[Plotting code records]
+--

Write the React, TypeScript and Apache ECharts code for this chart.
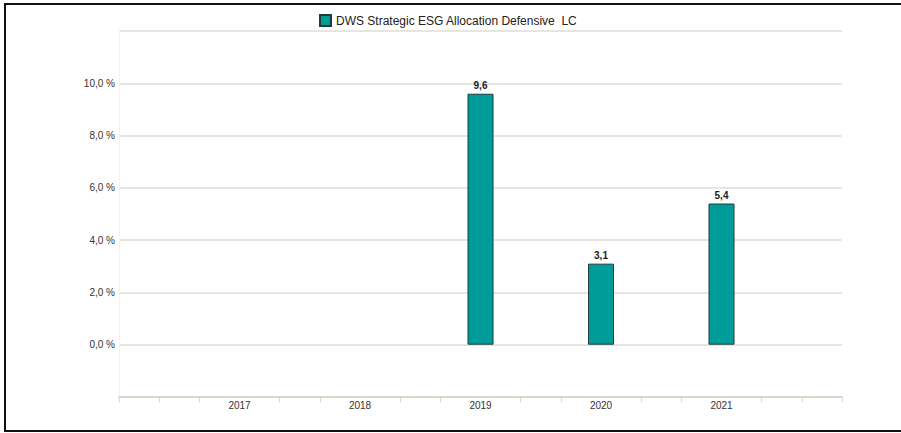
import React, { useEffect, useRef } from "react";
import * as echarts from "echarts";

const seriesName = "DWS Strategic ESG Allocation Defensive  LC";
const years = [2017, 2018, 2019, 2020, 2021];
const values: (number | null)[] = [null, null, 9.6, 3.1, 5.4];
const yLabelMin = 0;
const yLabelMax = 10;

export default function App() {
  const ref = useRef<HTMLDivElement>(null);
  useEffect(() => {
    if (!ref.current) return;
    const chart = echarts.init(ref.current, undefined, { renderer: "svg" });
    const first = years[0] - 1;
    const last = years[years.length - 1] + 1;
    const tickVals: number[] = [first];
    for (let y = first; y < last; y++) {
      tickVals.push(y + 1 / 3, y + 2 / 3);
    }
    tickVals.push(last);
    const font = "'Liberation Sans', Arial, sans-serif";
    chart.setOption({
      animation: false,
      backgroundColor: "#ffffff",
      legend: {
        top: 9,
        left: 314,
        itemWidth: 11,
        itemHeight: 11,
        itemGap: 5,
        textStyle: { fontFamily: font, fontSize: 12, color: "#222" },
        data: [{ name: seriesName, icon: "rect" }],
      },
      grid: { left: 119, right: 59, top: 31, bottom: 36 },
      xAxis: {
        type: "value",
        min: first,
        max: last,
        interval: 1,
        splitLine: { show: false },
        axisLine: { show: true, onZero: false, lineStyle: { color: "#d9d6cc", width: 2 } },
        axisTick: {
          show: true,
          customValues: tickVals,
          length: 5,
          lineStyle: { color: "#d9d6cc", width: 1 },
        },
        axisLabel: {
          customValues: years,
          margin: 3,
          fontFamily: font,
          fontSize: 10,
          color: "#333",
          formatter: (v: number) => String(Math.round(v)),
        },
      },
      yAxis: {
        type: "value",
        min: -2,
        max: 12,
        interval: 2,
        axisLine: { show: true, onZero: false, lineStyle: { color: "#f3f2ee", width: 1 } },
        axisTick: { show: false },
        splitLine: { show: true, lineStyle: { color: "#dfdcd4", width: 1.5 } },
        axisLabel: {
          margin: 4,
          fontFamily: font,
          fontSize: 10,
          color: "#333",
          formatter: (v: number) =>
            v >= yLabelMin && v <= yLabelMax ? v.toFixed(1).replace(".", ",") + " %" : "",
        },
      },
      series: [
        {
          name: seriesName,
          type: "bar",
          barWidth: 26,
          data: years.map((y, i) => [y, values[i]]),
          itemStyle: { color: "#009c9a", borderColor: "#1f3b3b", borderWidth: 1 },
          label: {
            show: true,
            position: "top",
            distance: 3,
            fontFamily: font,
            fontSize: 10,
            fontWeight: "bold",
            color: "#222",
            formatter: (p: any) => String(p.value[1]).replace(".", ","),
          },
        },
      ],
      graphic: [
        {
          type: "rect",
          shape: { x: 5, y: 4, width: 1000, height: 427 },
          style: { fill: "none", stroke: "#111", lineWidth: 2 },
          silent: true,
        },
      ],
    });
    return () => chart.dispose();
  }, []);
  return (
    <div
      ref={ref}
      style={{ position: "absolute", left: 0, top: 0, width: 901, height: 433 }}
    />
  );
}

+--

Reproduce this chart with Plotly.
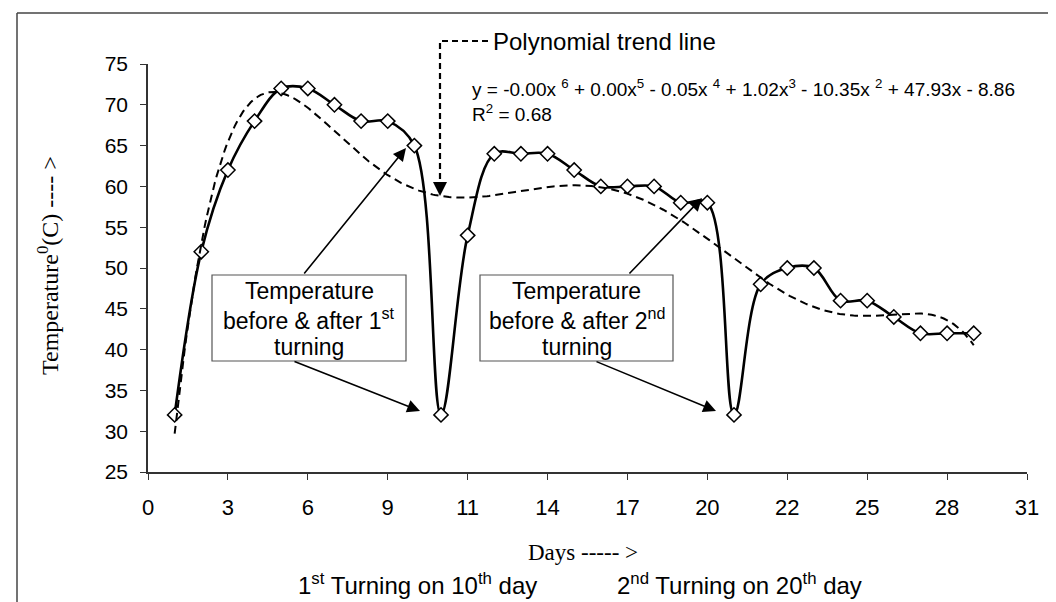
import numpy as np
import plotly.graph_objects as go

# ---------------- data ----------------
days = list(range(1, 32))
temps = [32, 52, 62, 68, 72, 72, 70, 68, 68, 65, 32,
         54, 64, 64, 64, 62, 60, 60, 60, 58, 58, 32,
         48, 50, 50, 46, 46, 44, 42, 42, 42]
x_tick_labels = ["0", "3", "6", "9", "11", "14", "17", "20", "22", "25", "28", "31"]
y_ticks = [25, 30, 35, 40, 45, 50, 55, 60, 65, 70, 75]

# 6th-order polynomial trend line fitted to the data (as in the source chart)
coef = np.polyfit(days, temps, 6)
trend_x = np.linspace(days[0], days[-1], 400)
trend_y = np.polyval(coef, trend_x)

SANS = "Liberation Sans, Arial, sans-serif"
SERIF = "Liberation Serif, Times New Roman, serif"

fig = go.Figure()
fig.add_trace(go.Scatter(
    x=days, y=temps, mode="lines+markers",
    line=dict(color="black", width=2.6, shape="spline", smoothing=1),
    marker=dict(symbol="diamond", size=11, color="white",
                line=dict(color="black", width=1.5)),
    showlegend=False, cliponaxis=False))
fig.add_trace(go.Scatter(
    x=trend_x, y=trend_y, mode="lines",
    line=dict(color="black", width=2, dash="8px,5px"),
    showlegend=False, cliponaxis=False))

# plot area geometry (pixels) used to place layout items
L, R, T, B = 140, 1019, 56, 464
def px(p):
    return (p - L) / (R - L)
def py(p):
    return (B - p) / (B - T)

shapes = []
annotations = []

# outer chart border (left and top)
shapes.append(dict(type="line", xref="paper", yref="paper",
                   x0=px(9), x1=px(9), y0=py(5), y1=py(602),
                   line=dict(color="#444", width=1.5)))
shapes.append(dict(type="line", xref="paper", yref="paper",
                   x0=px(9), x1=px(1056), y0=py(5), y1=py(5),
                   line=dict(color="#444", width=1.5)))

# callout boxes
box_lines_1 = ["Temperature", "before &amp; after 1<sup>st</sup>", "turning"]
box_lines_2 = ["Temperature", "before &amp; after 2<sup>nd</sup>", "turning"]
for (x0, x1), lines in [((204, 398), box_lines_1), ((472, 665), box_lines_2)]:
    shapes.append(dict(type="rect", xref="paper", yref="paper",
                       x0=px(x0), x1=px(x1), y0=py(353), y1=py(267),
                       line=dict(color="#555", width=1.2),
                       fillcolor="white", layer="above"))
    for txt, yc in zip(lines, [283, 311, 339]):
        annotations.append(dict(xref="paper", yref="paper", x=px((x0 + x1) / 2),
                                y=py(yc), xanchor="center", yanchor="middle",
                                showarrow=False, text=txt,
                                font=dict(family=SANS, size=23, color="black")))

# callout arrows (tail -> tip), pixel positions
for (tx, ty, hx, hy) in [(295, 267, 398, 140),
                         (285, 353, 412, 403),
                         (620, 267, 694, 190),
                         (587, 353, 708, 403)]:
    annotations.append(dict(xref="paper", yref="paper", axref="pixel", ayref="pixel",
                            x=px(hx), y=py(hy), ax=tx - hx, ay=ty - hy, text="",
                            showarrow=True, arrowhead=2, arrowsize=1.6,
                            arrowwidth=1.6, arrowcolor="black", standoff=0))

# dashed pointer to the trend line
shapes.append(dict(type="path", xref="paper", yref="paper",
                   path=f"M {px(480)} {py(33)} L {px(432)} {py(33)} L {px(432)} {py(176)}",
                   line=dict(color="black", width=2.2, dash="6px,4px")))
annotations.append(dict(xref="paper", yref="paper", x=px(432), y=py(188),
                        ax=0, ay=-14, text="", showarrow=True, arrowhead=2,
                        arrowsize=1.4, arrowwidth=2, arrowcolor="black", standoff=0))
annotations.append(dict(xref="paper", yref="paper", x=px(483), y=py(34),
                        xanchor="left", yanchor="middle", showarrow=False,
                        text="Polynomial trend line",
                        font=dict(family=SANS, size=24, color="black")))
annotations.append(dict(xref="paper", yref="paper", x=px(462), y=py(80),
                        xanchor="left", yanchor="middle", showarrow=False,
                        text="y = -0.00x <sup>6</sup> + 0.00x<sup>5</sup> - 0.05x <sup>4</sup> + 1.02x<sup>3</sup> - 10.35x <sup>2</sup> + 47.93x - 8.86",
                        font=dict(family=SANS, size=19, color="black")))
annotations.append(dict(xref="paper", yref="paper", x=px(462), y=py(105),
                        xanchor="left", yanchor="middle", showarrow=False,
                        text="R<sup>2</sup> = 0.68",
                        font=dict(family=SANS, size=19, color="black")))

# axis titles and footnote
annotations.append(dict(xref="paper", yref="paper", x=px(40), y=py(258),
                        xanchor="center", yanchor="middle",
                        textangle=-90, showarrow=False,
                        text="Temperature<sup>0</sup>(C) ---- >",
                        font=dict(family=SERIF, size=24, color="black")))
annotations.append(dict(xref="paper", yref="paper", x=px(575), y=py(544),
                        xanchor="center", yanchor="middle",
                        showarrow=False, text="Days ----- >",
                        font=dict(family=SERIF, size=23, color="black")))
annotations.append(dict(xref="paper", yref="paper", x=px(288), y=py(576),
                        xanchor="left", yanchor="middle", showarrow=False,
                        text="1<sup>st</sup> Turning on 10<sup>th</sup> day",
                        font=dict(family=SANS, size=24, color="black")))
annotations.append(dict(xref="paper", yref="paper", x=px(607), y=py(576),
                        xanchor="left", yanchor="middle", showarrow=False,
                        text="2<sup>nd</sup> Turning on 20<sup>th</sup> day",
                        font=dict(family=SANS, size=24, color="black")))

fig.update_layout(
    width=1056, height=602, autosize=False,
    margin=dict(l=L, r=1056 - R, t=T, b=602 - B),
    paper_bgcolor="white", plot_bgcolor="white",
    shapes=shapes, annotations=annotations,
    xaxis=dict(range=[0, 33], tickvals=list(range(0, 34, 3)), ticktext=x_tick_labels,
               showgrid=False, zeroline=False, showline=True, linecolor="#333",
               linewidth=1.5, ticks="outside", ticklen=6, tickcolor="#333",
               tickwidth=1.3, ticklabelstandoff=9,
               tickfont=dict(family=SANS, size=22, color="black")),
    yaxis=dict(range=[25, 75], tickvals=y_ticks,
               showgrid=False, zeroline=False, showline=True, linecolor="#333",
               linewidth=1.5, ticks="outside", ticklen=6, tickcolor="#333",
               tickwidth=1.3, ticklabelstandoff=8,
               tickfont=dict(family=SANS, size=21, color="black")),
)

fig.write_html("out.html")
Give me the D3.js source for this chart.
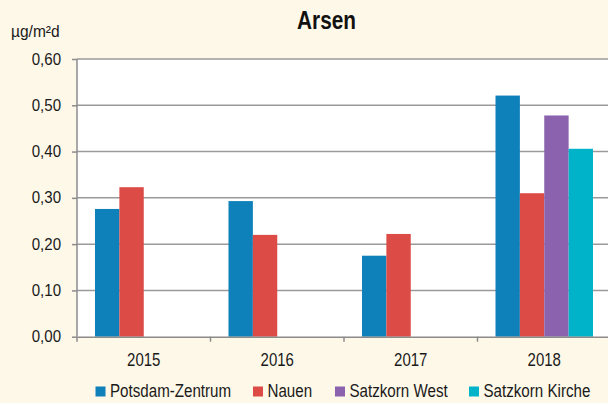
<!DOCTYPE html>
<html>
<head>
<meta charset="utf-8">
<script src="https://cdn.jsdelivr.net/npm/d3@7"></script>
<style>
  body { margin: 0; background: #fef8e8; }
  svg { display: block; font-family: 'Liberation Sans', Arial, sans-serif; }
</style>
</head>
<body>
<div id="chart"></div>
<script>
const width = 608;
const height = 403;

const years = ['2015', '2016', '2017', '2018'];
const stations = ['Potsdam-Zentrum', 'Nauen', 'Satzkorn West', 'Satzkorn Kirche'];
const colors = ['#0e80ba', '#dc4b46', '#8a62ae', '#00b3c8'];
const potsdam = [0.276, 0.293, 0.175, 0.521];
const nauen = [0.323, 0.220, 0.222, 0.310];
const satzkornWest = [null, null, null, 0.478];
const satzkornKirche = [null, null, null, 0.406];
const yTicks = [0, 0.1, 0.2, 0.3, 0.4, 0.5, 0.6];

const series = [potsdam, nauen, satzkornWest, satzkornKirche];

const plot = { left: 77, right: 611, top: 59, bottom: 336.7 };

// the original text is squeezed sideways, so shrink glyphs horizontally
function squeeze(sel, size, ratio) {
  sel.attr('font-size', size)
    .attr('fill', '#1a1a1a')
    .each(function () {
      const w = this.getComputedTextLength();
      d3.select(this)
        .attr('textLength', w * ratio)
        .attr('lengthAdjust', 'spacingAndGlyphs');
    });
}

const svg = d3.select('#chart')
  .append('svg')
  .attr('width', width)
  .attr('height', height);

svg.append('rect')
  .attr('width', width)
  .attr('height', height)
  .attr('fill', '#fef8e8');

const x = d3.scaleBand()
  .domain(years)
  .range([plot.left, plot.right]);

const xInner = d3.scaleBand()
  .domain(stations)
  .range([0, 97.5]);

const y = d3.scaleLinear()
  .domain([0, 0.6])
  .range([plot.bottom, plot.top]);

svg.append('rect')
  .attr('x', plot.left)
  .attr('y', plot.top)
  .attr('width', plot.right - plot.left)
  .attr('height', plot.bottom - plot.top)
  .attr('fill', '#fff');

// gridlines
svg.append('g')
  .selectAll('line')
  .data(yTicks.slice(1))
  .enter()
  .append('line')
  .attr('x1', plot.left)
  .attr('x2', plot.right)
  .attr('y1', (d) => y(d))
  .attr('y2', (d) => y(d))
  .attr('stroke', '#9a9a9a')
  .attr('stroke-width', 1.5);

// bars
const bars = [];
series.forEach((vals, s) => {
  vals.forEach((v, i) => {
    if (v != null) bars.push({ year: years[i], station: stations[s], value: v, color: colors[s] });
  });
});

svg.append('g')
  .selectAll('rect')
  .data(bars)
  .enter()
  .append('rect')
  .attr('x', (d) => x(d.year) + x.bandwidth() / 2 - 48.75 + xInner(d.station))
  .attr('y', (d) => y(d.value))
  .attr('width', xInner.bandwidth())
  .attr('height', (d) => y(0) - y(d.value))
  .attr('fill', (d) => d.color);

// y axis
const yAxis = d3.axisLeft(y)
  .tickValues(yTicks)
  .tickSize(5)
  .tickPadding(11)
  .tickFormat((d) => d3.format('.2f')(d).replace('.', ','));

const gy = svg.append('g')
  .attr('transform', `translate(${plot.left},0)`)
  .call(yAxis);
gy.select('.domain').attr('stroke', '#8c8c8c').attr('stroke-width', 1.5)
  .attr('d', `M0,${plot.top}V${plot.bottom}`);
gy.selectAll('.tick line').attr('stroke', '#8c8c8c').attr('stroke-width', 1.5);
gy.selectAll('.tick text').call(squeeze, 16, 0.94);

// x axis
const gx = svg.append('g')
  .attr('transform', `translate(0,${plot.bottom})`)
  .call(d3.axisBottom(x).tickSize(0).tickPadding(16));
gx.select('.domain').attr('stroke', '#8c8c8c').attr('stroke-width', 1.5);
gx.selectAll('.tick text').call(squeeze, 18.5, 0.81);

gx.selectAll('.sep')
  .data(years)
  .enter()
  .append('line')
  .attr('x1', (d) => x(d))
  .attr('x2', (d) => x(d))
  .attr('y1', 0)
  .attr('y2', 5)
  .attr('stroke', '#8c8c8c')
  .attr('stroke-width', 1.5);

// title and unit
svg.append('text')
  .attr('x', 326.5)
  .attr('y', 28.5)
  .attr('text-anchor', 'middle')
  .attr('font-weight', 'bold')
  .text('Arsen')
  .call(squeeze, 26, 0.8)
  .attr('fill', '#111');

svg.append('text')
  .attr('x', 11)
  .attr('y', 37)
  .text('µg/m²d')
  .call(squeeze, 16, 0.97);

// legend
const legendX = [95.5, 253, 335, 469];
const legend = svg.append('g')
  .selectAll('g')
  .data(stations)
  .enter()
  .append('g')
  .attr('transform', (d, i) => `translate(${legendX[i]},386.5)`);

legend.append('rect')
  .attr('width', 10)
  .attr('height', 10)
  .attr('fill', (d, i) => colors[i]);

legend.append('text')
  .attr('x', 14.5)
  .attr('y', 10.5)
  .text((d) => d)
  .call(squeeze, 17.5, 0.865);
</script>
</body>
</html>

+--

§ **Given request**
Copy every line from the entries that contains the word "React".

§ **Completed exercise**
Write the React, TypeScript and Apache ECharts code for this chart.
import React, { useEffect, useRef } from "react";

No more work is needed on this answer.